[Given instruction]
Quote the data below in full, minus the images.

--

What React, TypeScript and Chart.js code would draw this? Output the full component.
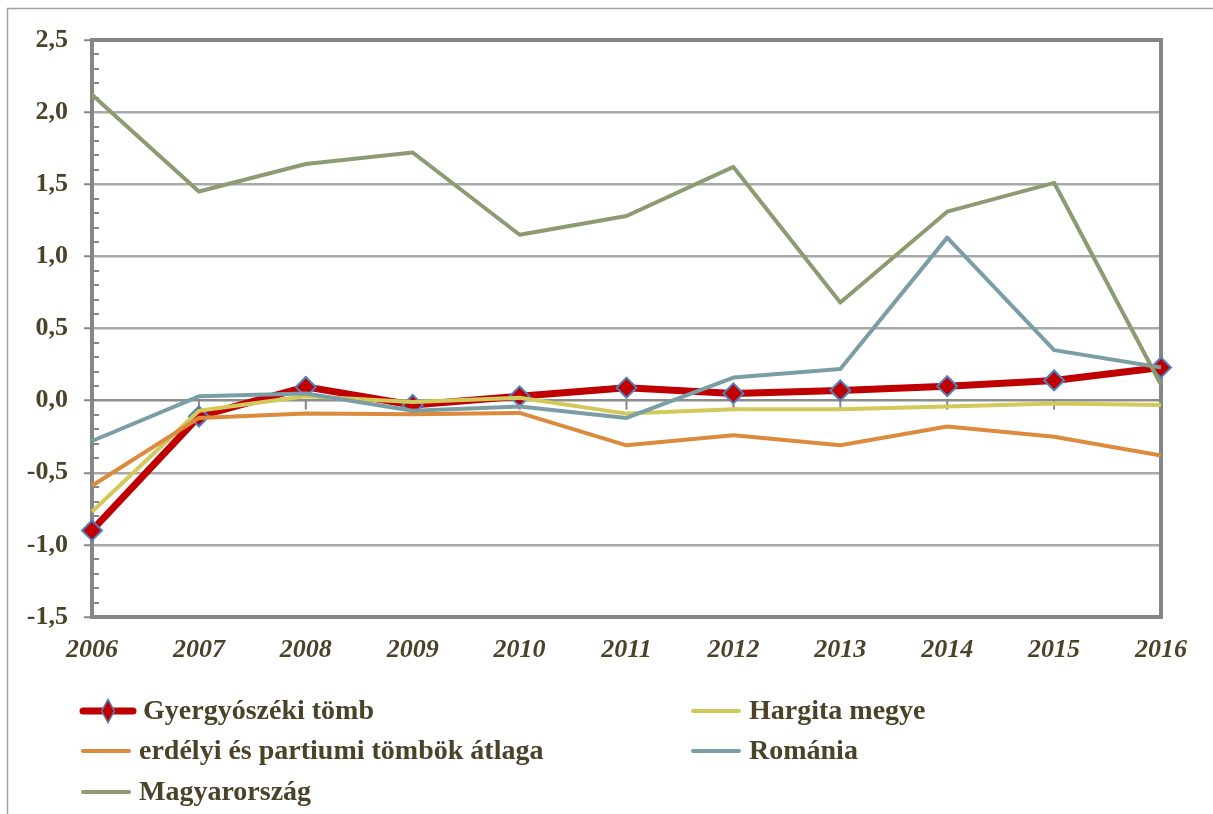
import React, { useEffect, useRef } from "react";
import { Chart, registerables } from "chart.js";

Chart.register(...registerables);

const years = ["2006", "2007", "2008", "2009", "2010", "2011", "2012", "2013", "2014", "2015", "2016"];
const gyergyo = [-0.9, -0.11, 0.095, -0.03, 0.03, 0.09, 0.05, 0.07, 0.1, 0.14, 0.23];
const hargita = [-0.77, -0.07, 0.03, -0.01, 0.02, -0.09, -0.06, -0.06, -0.04, -0.02, -0.03];
const erdelyi = [-0.59, -0.12, -0.09, -0.095, -0.085, -0.31, -0.24, -0.31, -0.18, -0.25, -0.38];
const romania = [-0.28, 0.03, 0.05, -0.07, -0.04, -0.12, 0.16, 0.22, 1.13, 0.35, 0.23];
const magyar = [2.12, 1.45, 1.64, 1.72, 1.15, 1.28, 1.62, 0.68, 1.31, 1.51, 0.11];

const seriesNames = [
  "Gyergyószéki tömb",
  "Hargita megye",
  "erdélyi és partiumi tömbök átlaga",
  "Románia",
  "Magyarország",
];

const FONT = "'Liberation Serif', 'Times New Roman', serif";
const TEXT = "#4a4329";
const AXIS = "#868686";

const framePlugin = {
  id: "frame",
  beforeDraw(chart: any) {
    const ctx = chart.ctx;
    ctx.save();
    ctx.fillStyle = "#ffffff";
    ctx.fillRect(0, 0, chart.width, chart.height);
    ctx.strokeStyle = "#a0a0a0";
    ctx.lineWidth = 1.5;
    ctx.beginPath();
    ctx.moveTo(7.5, chart.height + 2);
    ctx.lineTo(7.5, 8.5);
    ctx.lineTo(chart.width + 2, 8.5);
    ctx.stroke();
    ctx.restore();
  },
  beforeDatasetsDraw(chart: any) {
    const ctx = chart.ctx;
    const { left, right, top, bottom } = chart.chartArea;
    const y = chart.scales.y;
    const x = chart.scales.x;
    ctx.save();
    ctx.strokeStyle = AXIS;
    ctx.lineWidth = 2;
    for (let i = -15; i <= 25; i++) {
      if (i % 5 === 0) continue;
      const py = Math.round(y.getPixelForValue(i / 10));
      ctx.beginPath();
      ctx.moveTo(left, py);
      ctx.lineTo(left + 7, py);
      ctx.stroke();
    }
    const y0 = y.getPixelForValue(0);
    for (let i = 1; i < years.length - 1; i++) {
      const px = x.getPixelForValue(i);
      ctx.beginPath();
      ctx.moveTo(px, y0);
      ctx.lineTo(px, y0 + 9);
      ctx.stroke();
    }
    ctx.lineWidth = 4;
    ctx.strokeRect(left, top, right - left, bottom - top);
    ctx.restore();
  },
  afterDraw(chart: any) {
    const ctx = chart.ctx;
    const cols = [80, 690];
    const rows = [711, 751, 792];
    ctx.save();
    chart.data.datasets.forEach((ds: any, i: number) => {
      const cx = cols[i % 2];
      const cy = rows[Math.floor(i / 2)];
      const lineLen = i === 0 ? 56 : 52;
      ctx.strokeStyle = ds.borderColor;
      ctx.lineWidth = i === 0 ? 7 : 4;
      ctx.lineCap = "round";
      ctx.beginPath();
      ctx.moveTo(cx + 3, cy);
      ctx.lineTo(cx + lineLen - 3, cy);
      ctx.stroke();
      if (i === 0) {
        const mx = cx + lineLen / 2;
        const r = 9;
        ctx.fillStyle = ds.pointBackgroundColor;
        ctx.strokeStyle = ds.pointBorderColor;
        ctx.lineWidth = 1.5;
        ctx.beginPath();
        ctx.moveTo(mx, cy - r * 1.3);
        ctx.lineTo(mx + r * 0.7, cy);
        ctx.lineTo(mx, cy + r * 1.3);
        ctx.lineTo(mx - r * 0.7, cy);
        ctx.closePath();
        ctx.fill();
        ctx.stroke();
      }
      ctx.fillStyle = TEXT;
      ctx.font = `bold 28px ${FONT}`;
      ctx.textBaseline = "middle";
      ctx.textAlign = "left";
      ctx.fillText(ds.label, cx + lineLen + 7, cy + 1);
    });
    ctx.restore();
  },
};

export default function App() {
  const ref = useRef<HTMLCanvasElement | null>(null);
  useEffect(() => {
    if (!ref.current) return;
    const chart = new Chart(ref.current, {
      type: "line",
      data: {
        labels: years,
        datasets: [
          {
            label: seriesNames[0],
            data: gyergyo,
            borderColor: "#c00000",
            backgroundColor: "#c00000",
            borderWidth: 7,
            pointStyle: "rectRot",
            pointRadius: 10,
            pointBackgroundColor: "#c00000",
            pointBorderColor: "#4f81bd",
            pointBorderWidth: 2,
            order: 4,
            clip: false as any,
          },
          {
            label: seriesNames[1],
            data: hargita,
            borderColor: "#d1c95a",
            backgroundColor: "#d1c95a",
            borderWidth: 4,
            pointRadius: 0,
            order: 3,
            clip: false as any,
          },
          {
            label: seriesNames[2],
            data: erdelyi,
            borderColor: "#dc8a3c",
            backgroundColor: "#dc8a3c",
            borderWidth: 4,
            pointRadius: 0,
            order: 2,
            clip: false as any,
          },
          {
            label: seriesNames[3],
            data: romania,
            borderColor: "#7b9ea6",
            backgroundColor: "#7b9ea6",
            borderWidth: 4,
            pointRadius: 0,
            order: 1,
            clip: false as any,
          },
          {
            label: seriesNames[4],
            data: magyar,
            borderColor: "#8c9b72",
            backgroundColor: "#8c9b72",
            borderWidth: 4,
            pointRadius: 0,
            order: 0,
            clip: false as any,
          },
        ],
      },
      options: {
        animation: false,
        responsive: false,
        maintainAspectRatio: false,
        events: [],
        layout: { padding: { left: 0, top: 40, right: 52, bottom: 0 } },
        plugins: { legend: { display: false }, tooltip: { enabled: false } },
        elements: { line: { tension: 0, borderJoinStyle: "round" as any } },
        scales: {
          x: {
            type: "category",
            offset: false,
            grid: { display: false, drawTicks: false },
            border: { display: false },
            ticks: {
              color: TEXT,
              padding: 18,
              maxRotation: 0,
              autoSkip: false,
              font: { family: FONT, size: 26, weight: "bold", style: "italic" },
            },
            afterFit(scale: any) {
              scale.height = 197;
            },
          },
          y: {
            min: -1.5,
            max: 2.5,
            ticks: {
              stepSize: 0.5,
              color: TEXT,
              padding: 16,
              font: { family: FONT, size: 26, weight: "bold" },
              callback: (v: any) => Number(v).toFixed(1).replace(".", ","),
            },
            grid: {
              color: (c: any) => (c.tick && Math.abs(c.tick.value) < 1e-9 ? "#8c8c8c" : "#a8a8a8"),
              tickColor: AXIS,
              lineWidth: 2.5,
              tickWidth: 2,
              tickLength: 8,
              drawTicks: true,
            },
            border: { display: false },
            afterFit(scale: any) {
              scale.width = 92;
            },
          },
        },
      },
      plugins: [framePlugin],
    });
    return () => chart.destroy();
  }, []);
  return (
    <div style={{ position: "fixed", left: 0, top: 0, width: 1213, height: 814, background: "#fff" }}>
      <canvas ref={ref} width={1213} height={814} style={{ width: 1213, height: 814, display: "block" }} />
    </div>
  );
}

--

[Response]
What React, TypeScript and Chart.js code would draw this? Output the full component.
import React, { useEffect, useRef } from "react";
import { Chart, registerables } from "chart.js";

Chart.register(...registerables);

const years = ["2006", "2007", "2008", "2009", "2010", "2011", "2012", "2013", "2014", "2015", "2016"];
const gyergyo = [-0.9, -0.11, 0.095, -0.03, 0.03, 0.09, 0.05, 0.07, 0.1, 0.14, 0.23];
const hargita = [-0.77, -0.07, 0.03, -0.01, 0.02, -0.09, -0.06, -0.06, -0.04, -0.02, -0.03];
const erdelyi = [-0.59, -0.12, -0.09, -0.095, -0.085, -0.31, -0.24, -0.31, -0.18, -0.25, -0.38];
const romania = [-0.28, 0.03, 0.05, -0.07, -0.04, -0.12, 0.16, 0.22, 1.13, 0.35, 0.23];
const magyar = [2.12, 1.45, 1.64, 1.72, 1.15, 1.28, 1.62, 0.68, 1.31, 1.51, 0.11];

const seriesNames = [
  "Gyergyószéki tömb",
  "Hargita megye",
  "erdélyi és partiumi tömbök átlaga",
  "Románia",
  "Magyarország",
];

const FONT = "'Liberation Serif', 'Times New Roman', serif";
const TEXT = "#4a4329";
const AXIS = "#868686";

const framePlugin = {
  id: "frame",
  beforeDraw(chart: any) {
    const ctx = chart.ctx;
    ctx.save();
    ctx.fillStyle = "#ffffff";
    ctx.fillRect(0, 0, chart.width, chart.height);
    ctx.strokeStyle = "#a0a0a0";
    ctx.lineWidth = 1.5;
    ctx.beginPath();
    ctx.moveTo(7.5, chart.height + 2);
    ctx.lineTo(7.5, 8.5);
    ctx.lineTo(chart.width + 2, 8.5);
    ctx.stroke();
    ctx.restore();
  },
  beforeDatasetsDraw(chart: any) {
    const ctx = chart.ctx;
    const { left, right, top, bottom } = chart.chartArea;
    const y = chart.scales.y;
    const x = chart.scales.x;
    ctx.save();
    ctx.strokeStyle = AXIS;
    ctx.lineWidth = 2;
    for (let i = -15; i <= 25; i++) {
      if (i % 5 === 0) continue;
      const py = Math.round(y.getPixelForValue(i / 10));
      ctx.beginPath();
      ctx.moveTo(left, py);
      ctx.lineTo(left + 7, py);
      ctx.stroke();
    }
    const y0 = y.getPixelForValue(0);
    for (let i = 1; i < years.length - 1; i++) {
      const px = x.getPixelForValue(i);
      ctx.beginPath();
      ctx.moveTo(px, y0);
      ctx.lineTo(px, y0 + 9);
      ctx.stroke();
    }
    ctx.lineWidth = 4;
    ctx.strokeRect(left, top, right - left, bottom - top);
    ctx.restore();
  },
  afterDraw(chart: any) {
    const ctx = chart.ctx;
    const cols = [80, 690];
    const rows = [711, 751, 792];
    ctx.save();
    chart.data.datasets.forEach((ds: any, i: number) => {
      const cx = cols[i % 2];
      const cy = rows[Math.floor(i / 2)];
      const lineLen = i === 0 ? 56 : 52;
      ctx.strokeStyle = ds.borderColor;
      ctx.lineWidth = i === 0 ? 7 : 4;
      ctx.lineCap = "round";
      ctx.beginPath();
      ctx.moveTo(cx + 3, cy);
      ctx.lineTo(cx + lineLen - 3, cy);
      ctx.stroke();
      if (i === 0) {
        const mx = cx + lineLen / 2;
        const r = 9;
        ctx.fillStyle = ds.pointBackgroundColor;
        ctx.strokeStyle = ds.pointBorderColor;
        ctx.lineWidth = 1.5;
        ctx.beginPath();
        ctx.moveTo(mx, cy - r * 1.3);
        ctx.lineTo(mx + r * 0.7, cy);
        ctx.lineTo(mx, cy + r * 1.3);
        ctx.lineTo(mx - r * 0.7, cy);
        ctx.closePath();
        ctx.fill();
        ctx.stroke();
      }
      ctx.fillStyle = TEXT;
      ctx.font = `bold 28px ${FONT}`;
      ctx.textBaseline = "middle";
      ctx.textAlign = "left";
      ctx.fillText(ds.label, cx + lineLen + 7, cy + 1);
    });
    ctx.restore();
  },
};

export default function App() {
  const ref = useRef<HTMLCanvasElement | null>(null);
  useEffect(() => {
    if (!ref.current) return;
    const chart = new Chart(ref.current, {
      type: "line",
      data: {
        labels: years,
        datasets: [
          {
            label: seriesNames[0],
            data: gyergyo,
            borderColor: "#c00000",
            backgroundColor: "#c00000",
            borderWidth: 7,
            pointStyle: "rectRot",
            pointRadius: 10,
            pointBackgroundColor: "#c00000",
            pointBorderColor: "#4f81bd",
            pointBorderWidth: 2,
            order: 4,
            clip: false as any,
          },
          {
            label: seriesNames[1],
            data: hargita,
            borderColor: "#d1c95a",
            backgroundColor: "#d1c95a",
            borderWidth: 4,
            pointRadius: 0,
            order: 3,
            clip: false as any,
          },
          {
            label: seriesNames[2],
            data: erdelyi,
            borderColor: "#dc8a3c",
            backgroundColor: "#dc8a3c",
            borderWidth: 4,
            pointRadius: 0,
            order: 2,
            clip: false as any,
          },
          {
            label: seriesNames[3],
            data: romania,
            borderColor: "#7b9ea6",
            backgroundColor: "#7b9ea6",
            borderWidth: 4,
            pointRadius: 0,
            order: 1,
            clip: false as any,
          },
          {
            label: seriesNames[4],
            data: magyar,
            borderColor: "#8c9b72",
            backgroundColor: "#8c9b72",
            borderWidth: 4,
            pointRadius: 0,
            order: 0,
            clip: false as any,
          },
        ],
      },
      options: {
        animation: false,
        responsive: false,
        maintainAspectRatio: false,
        events: [],
        layout: { padding: { left: 0, top: 40, right: 52, bottom: 0 } },
        plugins: { legend: { display: false }, tooltip: { enabled: false } },
        elements: { line: { tension: 0, borderJoinStyle: "round" as any } },
        scales: {
          x: {
            type: "category",
            offset: false,
            grid: { display: false, drawTicks: false },
            border: { display: false },
            ticks: {
              color: TEXT,
              padding: 18,
              maxRotation: 0,
              autoSkip: false,
              font: { family: FONT, size: 26, weight: "bold", style: "italic" },
            },
            afterFit(scale: any) {
              scale.height = 197;
            },
          },
          y: {
            min: -1.5,
            max: 2.5,
            ticks: {
              stepSize: 0.5,
              color: TEXT,
              padding: 16,
              font: { family: FONT, size: 26, weight: "bold" },
              callback: (v: any) => Number(v).toFixed(1).replace(".", ","),
            },
            grid: {
              color: (c: any) => (c.tick && Math.abs(c.tick.value) < 1e-9 ? "#8c8c8c" : "#a8a8a8"),
              tickColor: AXIS,
              lineWidth: 2.5,
              tickWidth: 2,
              tickLength: 8,
              drawTicks: true,
            },
            border: { display: false },
            afterFit(scale: any) {
              scale.width = 92;
            },
          },
        },
      },
      plugins: [framePlugin],
    });
    return () => chart.destroy();
  }, []);
  return (
    <div style={{ position: "fixed", left: 0, top: 0, width: 1213, height: 814, background: "#fff" }}>
      <canvas ref={ref} width={1213} height={814} style={{ width: 1213, height: 814, display: "block" }} />
    </div>
  );
}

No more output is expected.